ECB yıllık bazda enflasyonun 2016’nın 4.çeyreğinde %1,7 olacağını öngörürken İsveç ise 2015’in ilk aylarında %2’ye ulaşmasını bekliyor. İsveç Merkez Bankası’nın enflasyonun neden çok düşük olduğunu iyi bir şekilde açıkladığını düşünüyor. Riksbank’tan Karolina Ekholm’un açıklamalarına bakıldığında “Krona’da belirgin bir değerlenme faiz indirimini getirir’ diyor. Yine Riksbank’tan Martin Floden’da ‘ önümüzdeki aylarda beklentilerin üzerindeki kur değerlenmesi parasal genişleme anlamına gelir’ demekten çekinmiyor.  Bu sistemle İsveç Merkez Bankası kronadaki aşırı değerlenmenin önünden gidiyor.  Aynı sistemi Avustralya MB’de de başarılı bir şekilde uygulandığını gördük. Avustralya doları’nın “rahatsız edici derecede yüksek “olduğunu belirten MB’den hem sözlü hemde faiz indirimleri gördük. Yeni Zelanda ve Kanada MB’den de benzer senaryolar görmek mümkün.  Riksbank’ın ‘sözlü yaklaşımı’ nın Avrupa Merkez Bankasına örnek olması HSBC’nin vurgulamak istediği nokta.

-Faiz indirimi mi? tahvil alımı mı?

“Geleneksel yollardan ziyade neden geleneksel olmayan yollar seçiliyor” tartışması bir yana dursun, adım adım parasal bir genişlemeye yaklaştığımızın sinyalini haftasonu Başkan Draghi’den aldıktan sonra, Her ne kadar geçen hafta ECB üyesi Mersch’ün deflasyon riski görmüyoruz, varlık alımına ihtiyaç henüz yok dese de. ECB üyesi Coure’ün açıklamaları bundan sonraki yol haritasına ilişkin önemli sinyaller veriyor.

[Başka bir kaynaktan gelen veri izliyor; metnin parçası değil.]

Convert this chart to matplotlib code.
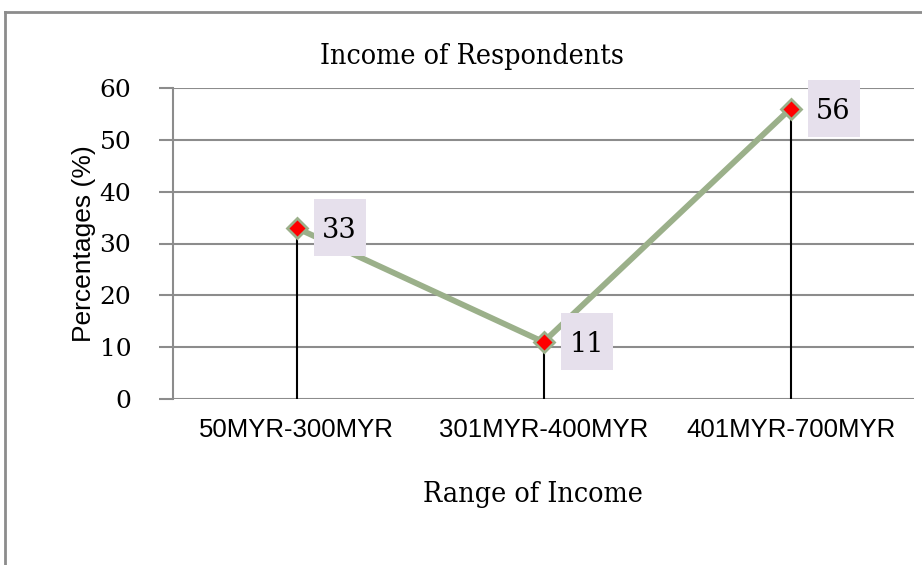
from matplotlib import pyplot as plt
from matplotlib.lines import Line2D
from matplotlib.patches import Rectangle
import matplotlib.transforms as mtransforms

# data
categories = ['50MYR-300MYR', '301MYR-400MYR', '401MYR-700MYR']
percentages = [33, 11, 56]
y_ticks = [0, 10, 20, 30, 40, 50, 60]

serif = ['DejaVu Serif']
sans = ['Liberation Sans', 'DejaVu Sans']

fig = plt.figure(figsize=(9.22, 5.65), dpi=100)
ax = fig.add_axes([173 / 922, 1 - 399 / 565, (914 - 173) / 922, (399 - 88) / 565])

x = list(range(len(categories)))

# drop lines
for xi, v in zip(x, percentages):
    ax.plot([xi, xi], [0, v], color='black', lw=1.5, zorder=3)

ax.plot(x, percentages, color='#9BB08A', lw=4.2, zorder=4,
        marker='D', markersize=10, markerfacecolor='#FF0000',
        markeredgecolor='#9BB08A', markeredgewidth=2)

# data labels: box placed to the right of each point (sizes in inches)
for xi, v in zip(x, percentages):
    trans = fig.dpi_scale_trans + mtransforms.ScaledTranslation(xi, v, ax.transData)
    ax.add_patch(Rectangle((0.17, -0.285), 0.52, 0.57, transform=trans,
                           fc='#E6E0EC', ec='none', zorder=5, clip_on=False))
    ax.text(0.43, 0.0, str(v), transform=trans, ha='center', va='center_baseline',
            fontsize=19.5, family=serif, zorder=6)

ax.set_xlim(-0.5, 2.5)
ax.set_ylim(0, 60)
ax.set_yticks(y_ticks)
ax.set_xticks(x)
ax.set_xticklabels(categories, fontsize=18.5, family=sans)
for lab in ax.get_yticklabels():
    lab.set_fontsize(18)
    lab.set_family(serif)
ax.yaxis.grid(True, color='#8C8C8C', lw=1.5)
ax.set_axisbelow(True)
ax.tick_params(axis='y', length=10, color='#8C8C8C', width=1.5, pad=20)
ax.tick_params(axis='x', length=0, pad=14)
for s in ['top', 'right', 'bottom']:
    ax.spines[s].set_visible(False)
ax.spines['left'].set_color('#8C8C8C')
ax.spines['left'].set_linewidth(1.5)

fig.text(472 / 922, 1 - 57 / 565, 'Income of Respondents', fontsize=20.5,
         family=serif, fontstretch='condensed', ha='center', va='center')
fig.text(533 / 922, 1 - 495 / 565, 'Range of Income', fontsize=20.5,
         family=serif, fontstretch='condensed', ha='center', va='center')
ax.set_ylabel('Percentages (%)', fontsize=19, family=sans)
ax.yaxis.set_label_coords((96 - 173) / 741, 0.5)

# outer frame (top and left only, rest is cropped)
fig.add_artist(Line2D([5 / 922, 1], [1 - 12 / 565] * 2, color='#8C8C8C', lw=2))
fig.add_artist(Line2D([5 / 922] * 2, [0, 1 - 12 / 565], color='#8C8C8C', lw=2))

plt.savefig('out.png', dpi=100)
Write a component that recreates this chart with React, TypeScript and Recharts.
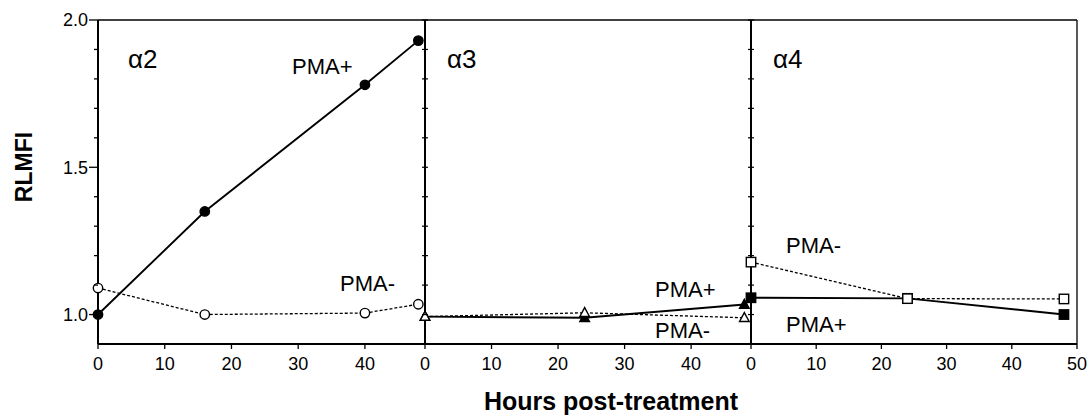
import React from 'react';
import { LineChart, Line, XAxis, YAxis, ReferenceLine } from 'recharts';

// ---- data ----
const A2_HOURS = [0, 16, 40, 48];
const A2_PMA_PLUS = [1.0, 1.35, 1.78, 1.93];
const A2_PMA_MINUS = [1.09, 1.0, 1.005, 1.035];

const A3_HOURS = [0, 24, 48];
const A3_PMA_PLUS = [0.993, 0.989, 1.034];
const A3_PMA_MINUS = [0.993, 1.006, 0.989];

const A4_HOURS = [0, 24, 48];
const A4_PMA_PLUS = [1.057, 1.055, 1.0];
const A4_PMA_MINUS = [1.178, 1.054, 1.053];

const Y_TICKS = [1.0, 1.1, 1.2, 1.3, 1.4, 1.5, 1.6, 1.7, 1.8, 1.9, 2.0];
const Y_LABELED = [1.0, 1.5, 2.0];
const X_TICKS_SHORT = [0, 10, 20, 30, 40];
const X_TICKS_LAST = [0, 10, 20, 30, 40, 50];

const FONT = '"Liberation Sans", Arial, Helvetica, sans-serif';

const build = (hours: number[], plus: number[], minus: number[]) =>
  hours.map((h, i) => ({ h, plus: plus[i], minus: minus[i] }));

const dataA2 = build(A2_HOURS, A2_PMA_PLUS, A2_PMA_MINUS);
const dataA3 = build(A3_HOURS, A3_PMA_PLUS, A3_PMA_MINUS);
const dataA4 = build(A4_HOURS, A4_PMA_PLUS, A4_PMA_MINUS);

// ---- markers ----
const makeDot = (shape: 'circle' | 'triangle' | 'square', filled: boolean) => (props: any) => {
  const { cx, cy, index } = props;
  const fill = filled ? '#000' : '#fff';
  if (cx == null || cy == null) return <g key={index} />;
  if (shape === 'circle')
    return <circle key={index} cx={cx} cy={cy} r={4.7} fill={fill} stroke="#000" strokeWidth={1.4} />;
  if (shape === 'square')
    return <rect key={index} x={cx - 4.7} y={cy - 4.7} width={9.4} height={9.4} fill={fill} stroke="#000" strokeWidth={1.4} />;
  return (
    <path
      key={index}
      d={`M${cx},${cy - 5.2} L${cx + 4.8},${cy + 3.7} L${cx - 4.8},${cy + 3.7} Z`}
      fill={fill}
      stroke="#000"
      strokeWidth={1.4}
    />
  );
};

// ---- ticks ----
const LeftTick = (props: any) => {
  const { x, y, payload } = props;
  const v = Number(payload.value);
  const major = Y_LABELED.some((m) => Math.abs(m - v) < 1e-6);
  const axisX = x + 10;
  const len = major ? 9 : 4;
  return (
    <g>
      <line x1={axisX - len} y1={y} x2={axisX} y2={y} stroke="#000" strokeWidth={1.3} />
      {major && (
        <text x={x} y={y} dy="0.355em" textAnchor="end" fontSize={18} fontFamily={FONT} fill="#000">
          {v.toFixed(1)}
        </text>
      )}
    </g>
  );
};

const DividerTick = (props: any) => {
  const { x, y } = props;
  return <line x1={x - 3} y1={y} x2={x + 3} y2={y} stroke="#000" strokeWidth={1.2} />;
};

type PanelProps = {
  left: number;
  width: number;
  margin: { top: number; right: number; left: number; bottom: number };
  yWidth: number;
  data: any[];
  xMax: number;
  xTicks: number[];
  first: boolean;
  last: boolean;
  shape: 'circle' | 'triangle' | 'square';
};

const Panel = ({ left, width, margin, yWidth, data, xMax, xTicks, first, last, shape }: PanelProps) => (
  <div style={{ position: 'absolute', left, top: 0 }}>
    <LineChart width={width} height={418} data={data} margin={margin}>
      <XAxis
        dataKey="h"
        type="number"
        domain={[0, xMax]}
        ticks={xTicks}
        interval={0}
        allowDecimals={false}
        tickSize={5}
        tickMargin={8}
        height={30}
        axisLine={{ stroke: '#000', strokeWidth: 2 }}
        tickLine={{ stroke: '#000', strokeWidth: 1.3 }}
        tick={{ fontSize: 18, fontFamily: FONT, fill: '#000' }}
      />
      <YAxis
        type="number"
        domain={[0.9, 2.0]}
        ticks={Y_TICKS}
        interval={0}
        width={yWidth}
        tickSize={first ? 8 : 0}
        tickMargin={first ? 2 : 0}
        tickLine={false}
        axisLine={{ stroke: '#000', strokeWidth: 2 }}
        tick={first ? <LeftTick /> : <DividerTick />}
      />
      <ReferenceLine y={2.0} stroke="#000" strokeWidth={1.6} />
      {last && <ReferenceLine x={xMax} stroke="#000" strokeWidth={1.3} />}
      <Line
        dataKey="plus"
        stroke="#000"
        strokeWidth={1.9}
        dot={makeDot(shape, true)}
        activeDot={false}
        isAnimationActive={false}
      />
      <Line
        dataKey="minus"
        stroke="#000"
        strokeWidth={1.3}
        strokeDasharray="3 2"
        dot={makeDot(shape, false)}
        activeDot={false}
        isAnimationActive={false}
      />
    </LineChart>
  </div>
);

const txt = (x: number, y: number, s: string, size = 22, weight: any = 'normal') => (
  <text x={x} y={y} fontSize={size} fontFamily={FONT} fontWeight={weight} fill="#000">
    {s}
  </text>
);

export default function App() {
  return (
    <div style={{ position: 'absolute', left: 0, top: 0, width: 1091, height: 418, background: '#fff' }}>
      <Panel
        left={0}
        width={430}
        margin={{ top: 20, right: 5, left: 38, bottom: 44 }}
        yWidth={60}
        data={dataA2}
        xMax={49}
        xTicks={X_TICKS_SHORT}
        first={true}
        last={false}
        shape="circle"
      />
      <Panel
        left={415}
        width={336}
        margin={{ top: 20, right: 0, left: 0, bottom: 44 }}
        yWidth={10}
        data={dataA3}
        xMax={49}
        xTicks={X_TICKS_SHORT}
        first={false}
        last={false}
        shape="triangle"
      />
      <Panel
        left={741}
        width={350}
        margin={{ top: 20, right: 14, left: 0, bottom: 44 }}
        yWidth={10}
        data={dataA4}
        xMax={50}
        xTicks={X_TICKS_LAST}
        first={false}
        last={true}
        shape="square"
      />
      <svg
        width={1091}
        height={418}
        style={{ position: 'absolute', left: 0, top: 0, pointerEvents: 'none' }}
      >
        {txt(128, 68, 'α2', 26)}
        {txt(447, 68, 'α3', 26)}
        {txt(773, 68, 'α4', 26)}
        {txt(292, 74, 'PMA+')}
        {txt(340, 291, 'PMA-')}
        {txt(655, 297, 'PMA+')}
        {txt(655, 338, 'PMA-')}
        {txt(786, 253, 'PMA-')}
        {txt(786, 332, 'PMA+')}
        <text
          x={32}
          y={167}
          transform="rotate(-90, 32, 167)"
          textAnchor="middle"
          fontSize={23}
          fontWeight="bold"
          fontFamily={FONT}
          fill="#000"
        >
          RLMFI
        </text>
        <text x={611} y={410} textAnchor="middle" fontSize={25} fontWeight="bold" fontFamily={FONT} fill="#000">
          Hours post-treatment
        </text>
      </svg>
    </div>
  );
}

Coure’a göre 10 yıla kadar vadeli tahvilleri almak için faiz indirmeyi beklemeye gerek yok Negatif mevduat Almanya ve cephesinden desteklense de, faydasının hala tartışılır olduğu malum.  Hazine tahvil alımı teknik açıdan denklemi basit ancak 17 üyeli bir bölge için politik açıdan bir miktar sancılı olabilir. Tüketici ve işletmeleri desteklemek üzerinden konuşulan senaryo halen geçerli. Alım miktarlarının ise fiyat ve içerik odaklı olacağını söylüyor Coure. Konuşmalarından hem özel sektör hem de devlet tahvili alımı olma ihtimali yüksek çıkıyor.

-ECB adımının bize etkisi ne olur?

Fed’in parasal genişlemesini sonlandırdığı gelişen ülkelerin stres altında kaldığı bir dönemde ECB’den gelebilecek parasal genişleme adımı, ihracatımızın çoğunluğunu gerçekleştirdiğimiz göz önüne alınırsa olumlu yansıması beklenir. EPFR datalarından takip ettiğimizde, gelişen ülkelere para girişinin dipten dönüşü devam ediyor. Hisse senetlerine bakıldığında her ne kadar geçen hafta negatif ayrışan Türkiye piyasalarına rağmen, gelişen ülke hisse senetlerine 2.9 milyar $ lık giriş yaşanmış. Sermaye girişlerindeki bu dip seviyelerden dönüşe olası bir ECB adımı da destek olacaktır. Deutsche Bank’ın geçtiğimiz hafta yayınladığı raporda ise TCMB’den faiz indirimi ihtimalinin düşük aldığını ancak bu denklemi ECB’den gelebilecek parasal genişleme adımının değiştirebileceğinin vurgulanması enteresandı.   Bu hafta piyasaları olası etkileyebilecek bir diğer gelişme de Salı ve Çarşamba günü gerçekleşecek Yellen konuşmaları, toplantı tutanaklarından faiz artırma konusundaki isteksizliğine dair söylemler gelişmekte ülkeler adına önemli olacaktır.